TASK DETAILS =
Below is a listing to transcribe in full and exactly; keep the pictures out.
= = =
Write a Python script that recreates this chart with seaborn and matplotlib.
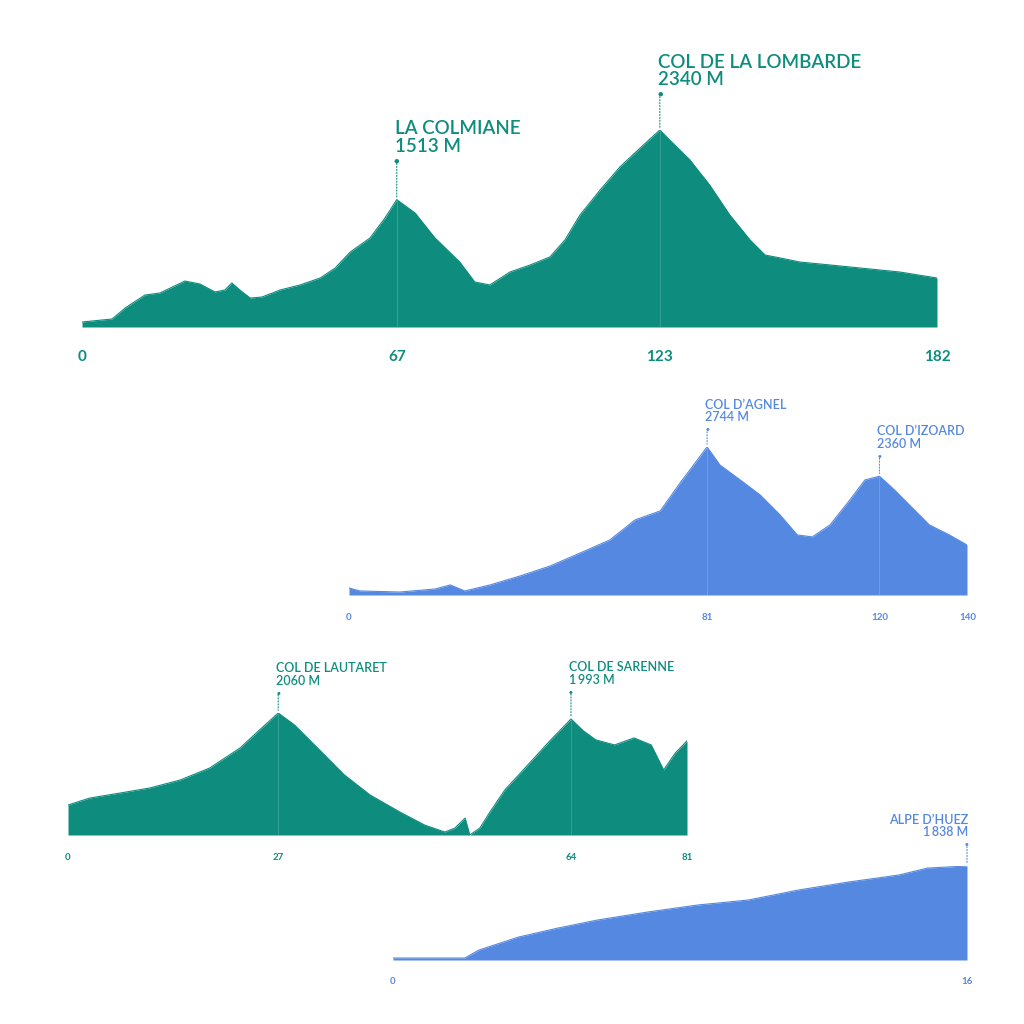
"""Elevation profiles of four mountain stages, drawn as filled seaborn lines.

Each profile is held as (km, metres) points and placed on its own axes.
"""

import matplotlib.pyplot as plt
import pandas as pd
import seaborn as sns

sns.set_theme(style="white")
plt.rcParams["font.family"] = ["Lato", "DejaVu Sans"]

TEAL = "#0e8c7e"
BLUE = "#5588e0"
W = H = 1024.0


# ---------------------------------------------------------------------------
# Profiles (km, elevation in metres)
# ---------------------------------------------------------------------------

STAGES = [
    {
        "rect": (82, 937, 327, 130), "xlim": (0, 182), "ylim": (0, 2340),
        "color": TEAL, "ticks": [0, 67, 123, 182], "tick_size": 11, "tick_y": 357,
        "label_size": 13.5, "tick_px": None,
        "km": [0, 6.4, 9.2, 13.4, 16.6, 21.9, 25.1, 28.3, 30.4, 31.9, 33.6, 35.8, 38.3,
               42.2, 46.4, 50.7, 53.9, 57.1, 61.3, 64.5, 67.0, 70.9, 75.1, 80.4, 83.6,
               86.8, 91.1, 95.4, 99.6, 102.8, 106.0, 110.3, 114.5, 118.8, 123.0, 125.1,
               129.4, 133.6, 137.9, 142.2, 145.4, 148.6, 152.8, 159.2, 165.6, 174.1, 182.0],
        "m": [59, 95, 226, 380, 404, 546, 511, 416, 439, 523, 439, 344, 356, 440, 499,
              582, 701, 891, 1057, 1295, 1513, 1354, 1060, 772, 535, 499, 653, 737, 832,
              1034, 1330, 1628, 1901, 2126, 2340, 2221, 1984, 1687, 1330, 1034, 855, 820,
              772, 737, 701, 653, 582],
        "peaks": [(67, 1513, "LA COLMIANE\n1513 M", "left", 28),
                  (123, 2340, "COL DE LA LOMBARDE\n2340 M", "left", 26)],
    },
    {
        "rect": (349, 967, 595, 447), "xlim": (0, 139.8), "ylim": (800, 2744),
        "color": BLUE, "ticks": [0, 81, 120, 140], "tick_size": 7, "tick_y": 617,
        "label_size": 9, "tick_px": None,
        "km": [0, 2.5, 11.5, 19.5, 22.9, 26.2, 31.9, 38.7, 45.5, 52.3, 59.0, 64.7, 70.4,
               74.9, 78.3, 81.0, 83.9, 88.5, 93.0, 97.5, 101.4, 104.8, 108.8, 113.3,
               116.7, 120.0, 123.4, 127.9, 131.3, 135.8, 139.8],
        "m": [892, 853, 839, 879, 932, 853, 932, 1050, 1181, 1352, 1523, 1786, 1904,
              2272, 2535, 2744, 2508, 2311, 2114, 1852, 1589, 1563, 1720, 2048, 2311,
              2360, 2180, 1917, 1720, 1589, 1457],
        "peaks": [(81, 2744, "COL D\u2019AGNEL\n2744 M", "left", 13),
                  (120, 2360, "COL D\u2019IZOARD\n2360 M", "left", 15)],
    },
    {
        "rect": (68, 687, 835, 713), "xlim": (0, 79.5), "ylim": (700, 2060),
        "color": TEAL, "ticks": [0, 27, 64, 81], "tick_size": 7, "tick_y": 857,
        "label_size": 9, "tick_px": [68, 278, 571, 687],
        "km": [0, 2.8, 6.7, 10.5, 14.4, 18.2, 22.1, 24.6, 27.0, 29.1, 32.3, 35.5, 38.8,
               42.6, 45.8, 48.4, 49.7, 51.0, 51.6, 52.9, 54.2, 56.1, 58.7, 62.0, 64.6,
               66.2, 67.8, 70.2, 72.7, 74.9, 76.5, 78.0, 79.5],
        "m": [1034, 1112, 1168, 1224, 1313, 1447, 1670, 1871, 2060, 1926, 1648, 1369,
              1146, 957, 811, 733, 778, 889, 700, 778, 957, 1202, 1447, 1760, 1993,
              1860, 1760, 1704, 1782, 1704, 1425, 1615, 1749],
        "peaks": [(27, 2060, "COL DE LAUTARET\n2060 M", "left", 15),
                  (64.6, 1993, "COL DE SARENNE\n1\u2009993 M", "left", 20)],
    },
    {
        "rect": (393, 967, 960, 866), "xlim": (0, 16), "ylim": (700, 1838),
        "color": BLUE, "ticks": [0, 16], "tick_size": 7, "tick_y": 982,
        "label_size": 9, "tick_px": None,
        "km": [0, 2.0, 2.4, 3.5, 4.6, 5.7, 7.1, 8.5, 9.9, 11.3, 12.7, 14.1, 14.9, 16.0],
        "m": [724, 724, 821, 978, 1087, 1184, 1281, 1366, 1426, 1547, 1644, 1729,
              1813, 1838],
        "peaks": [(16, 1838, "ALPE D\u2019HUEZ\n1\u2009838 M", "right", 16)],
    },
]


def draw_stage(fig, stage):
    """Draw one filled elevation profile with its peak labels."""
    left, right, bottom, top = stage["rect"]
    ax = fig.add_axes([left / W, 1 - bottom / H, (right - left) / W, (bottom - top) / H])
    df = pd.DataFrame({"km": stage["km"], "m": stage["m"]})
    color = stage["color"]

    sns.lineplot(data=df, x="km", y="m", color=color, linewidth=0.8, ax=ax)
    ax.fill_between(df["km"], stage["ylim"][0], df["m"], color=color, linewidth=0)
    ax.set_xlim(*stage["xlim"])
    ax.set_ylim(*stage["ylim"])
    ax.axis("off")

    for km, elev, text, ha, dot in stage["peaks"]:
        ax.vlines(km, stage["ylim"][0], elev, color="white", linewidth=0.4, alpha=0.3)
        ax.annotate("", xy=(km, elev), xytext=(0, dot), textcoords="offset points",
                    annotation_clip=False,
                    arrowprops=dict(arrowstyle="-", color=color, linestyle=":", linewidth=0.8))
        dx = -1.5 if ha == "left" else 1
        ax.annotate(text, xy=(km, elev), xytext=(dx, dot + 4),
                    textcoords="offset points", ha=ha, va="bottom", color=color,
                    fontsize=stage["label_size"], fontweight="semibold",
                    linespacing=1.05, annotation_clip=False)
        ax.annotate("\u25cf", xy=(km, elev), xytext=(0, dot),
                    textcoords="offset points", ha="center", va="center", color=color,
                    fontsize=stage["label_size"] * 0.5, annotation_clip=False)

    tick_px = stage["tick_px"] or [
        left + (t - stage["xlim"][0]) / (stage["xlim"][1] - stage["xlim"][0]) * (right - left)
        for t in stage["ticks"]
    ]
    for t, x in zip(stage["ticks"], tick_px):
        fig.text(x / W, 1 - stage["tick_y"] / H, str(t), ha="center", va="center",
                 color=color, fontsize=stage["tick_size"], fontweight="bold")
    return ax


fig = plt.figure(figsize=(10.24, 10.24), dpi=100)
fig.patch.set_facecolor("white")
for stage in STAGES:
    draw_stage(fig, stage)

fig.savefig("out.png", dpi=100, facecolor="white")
= = =
TASK ANSWER =
Write a Python script that recreates this chart with seaborn and matplotlib.
"""Elevation profiles of four mountain stages, drawn as filled seaborn lines.

Each profile is held as (km, metres) points and placed on its own axes.
"""

import matplotlib.pyplot as plt
import pandas as pd
import seaborn as sns

sns.set_theme(style="white")
plt.rcParams["font.family"] = ["Lato", "DejaVu Sans"]

TEAL = "#0e8c7e"
BLUE = "#5588e0"
W = H = 1024.0


# ---------------------------------------------------------------------------
# Profiles (km, elevation in metres)
# ---------------------------------------------------------------------------

STAGES = [
    {
        "rect": (82, 937, 327, 130), "xlim": (0, 182), "ylim": (0, 2340),
        "color": TEAL, "ticks": [0, 67, 123, 182], "tick_size": 11, "tick_y": 357,
        "label_size": 13.5, "tick_px": None,
        "km": [0, 6.4, 9.2, 13.4, 16.6, 21.9, 25.1, 28.3, 30.4, 31.9, 33.6, 35.8, 38.3,
               42.2, 46.4, 50.7, 53.9, 57.1, 61.3, 64.5, 67.0, 70.9, 75.1, 80.4, 83.6,
               86.8, 91.1, 95.4, 99.6, 102.8, 106.0, 110.3, 114.5, 118.8, 123.0, 125.1,
               129.4, 133.6, 137.9, 142.2, 145.4, 148.6, 152.8, 159.2, 165.6, 174.1, 182.0],
        "m": [59, 95, 226, 380, 404, 546, 511, 416, 439, 523, 439, 344, 356, 440, 499,
              582, 701, 891, 1057, 1295, 1513, 1354, 1060, 772, 535, 499, 653, 737, 832,
              1034, 1330, 1628, 1901, 2126, 2340, 2221, 1984, 1687, 1330, 1034, 855, 820,
              772, 737, 701, 653, 582],
        "peaks": [(67, 1513, "LA COLMIANE\n1513 M", "left", 28),
                  (123, 2340, "COL DE LA LOMBARDE\n2340 M", "left", 26)],
    },
    {
        "rect": (349, 967, 595, 447), "xlim": (0, 139.8), "ylim": (800, 2744),
        "color": BLUE, "ticks": [0, 81, 120, 140], "tick_size": 7, "tick_y": 617,
        "label_size": 9, "tick_px": None,
        "km": [0, 2.5, 11.5, 19.5, 22.9, 26.2, 31.9, 38.7, 45.5, 52.3, 59.0, 64.7, 70.4,
               74.9, 78.3, 81.0, 83.9, 88.5, 93.0, 97.5, 101.4, 104.8, 108.8, 113.3,
               116.7, 120.0, 123.4, 127.9, 131.3, 135.8, 139.8],
        "m": [892, 853, 839, 879, 932, 853, 932, 1050, 1181, 1352, 1523, 1786, 1904,
              2272, 2535, 2744, 2508, 2311, 2114, 1852, 1589, 1563, 1720, 2048, 2311,
              2360, 2180, 1917, 1720, 1589, 1457],
        "peaks": [(81, 2744, "COL D\u2019AGNEL\n2744 M", "left", 13),
                  (120, 2360, "COL D\u2019IZOARD\n2360 M", "left", 15)],
    },
    {
        "rect": (68, 687, 835, 713), "xlim": (0, 79.5), "ylim": (700, 2060),
        "color": TEAL, "ticks": [0, 27, 64, 81], "tick_size": 7, "tick_y": 857,
        "label_size": 9, "tick_px": [68, 278, 571, 687],
        "km": [0, 2.8, 6.7, 10.5, 14.4, 18.2, 22.1, 24.6, 27.0, 29.1, 32.3, 35.5, 38.8,
               42.6, 45.8, 48.4, 49.7, 51.0, 51.6, 52.9, 54.2, 56.1, 58.7, 62.0, 64.6,
               66.2, 67.8, 70.2, 72.7, 74.9, 76.5, 78.0, 79.5],
        "m": [1034, 1112, 1168, 1224, 1313, 1447, 1670, 1871, 2060, 1926, 1648, 1369,
              1146, 957, 811, 733, 778, 889, 700, 778, 957, 1202, 1447, 1760, 1993,
              1860, 1760, 1704, 1782, 1704, 1425, 1615, 1749],
        "peaks": [(27, 2060, "COL DE LAUTARET\n2060 M", "left", 15),
                  (64.6, 1993, "COL DE SARENNE\n1\u2009993 M", "left", 20)],
    },
    {
        "rect": (393, 967, 960, 866), "xlim": (0, 16), "ylim": (700, 1838),
        "color": BLUE, "ticks": [0, 16], "tick_size": 7, "tick_y": 982,
        "label_size": 9, "tick_px": None,
        "km": [0, 2.0, 2.4, 3.5, 4.6, 5.7, 7.1, 8.5, 9.9, 11.3, 12.7, 14.1, 14.9, 16.0],
        "m": [724, 724, 821, 978, 1087, 1184, 1281, 1366, 1426, 1547, 1644, 1729,
              1813, 1838],
        "peaks": [(16, 1838, "ALPE D\u2019HUEZ\n1\u2009838 M", "right", 16)],
    },
]


def draw_stage(fig, stage):
    """Draw one filled elevation profile with its peak labels."""
    left, right, bottom, top = stage["rect"]
    ax = fig.add_axes([left / W, 1 - bottom / H, (right - left) / W, (bottom - top) / H])
    df = pd.DataFrame({"km": stage["km"], "m": stage["m"]})
    color = stage["color"]

    sns.lineplot(data=df, x="km", y="m", color=color, linewidth=0.8, ax=ax)
    ax.fill_between(df["km"], stage["ylim"][0], df["m"], color=color, linewidth=0)
    ax.set_xlim(*stage["xlim"])
    ax.set_ylim(*stage["ylim"])
    ax.axis("off")

    for km, elev, text, ha, dot in stage["peaks"]:
        ax.vlines(km, stage["ylim"][0], elev, color="white", linewidth=0.4, alpha=0.3)
        ax.annotate("", xy=(km, elev), xytext=(0, dot), textcoords="offset points",
                    annotation_clip=False,
                    arrowprops=dict(arrowstyle="-", color=color, linestyle=":", linewidth=0.8))
        dx = -1.5 if ha == "left" else 1
        ax.annotate(text, xy=(km, elev), xytext=(dx, dot + 4),
                    textcoords="offset points", ha=ha, va="bottom", color=color,
                    fontsize=stage["label_size"], fontweight="semibold",
                    linespacing=1.05, annotation_clip=False)
        ax.annotate("\u25cf", xy=(km, elev), xytext=(0, dot),
                    textcoords="offset points", ha="center", va="center", color=color,
                    fontsize=stage["label_size"] * 0.5, annotation_clip=False)

    tick_px = stage["tick_px"] or [
        left + (t - stage["xlim"][0]) / (stage["xlim"][1] - stage["xlim"][0]) * (right - left)
        for t in stage["ticks"]
    ]
    for t, x in zip(stage["ticks"], tick_px):
        fig.text(x / W, 1 - stage["tick_y"] / H, str(t), ha="center", va="center",
                 color=color, fontsize=stage["tick_size"], fontweight="bold")
    return ax


fig = plt.figure(figsize=(10.24, 10.24), dpi=100)
fig.patch.set_facecolor("white")
for stage in STAGES:
    draw_stage(fig, stage)

fig.savefig("out.png", dpi=100, facecolor="white")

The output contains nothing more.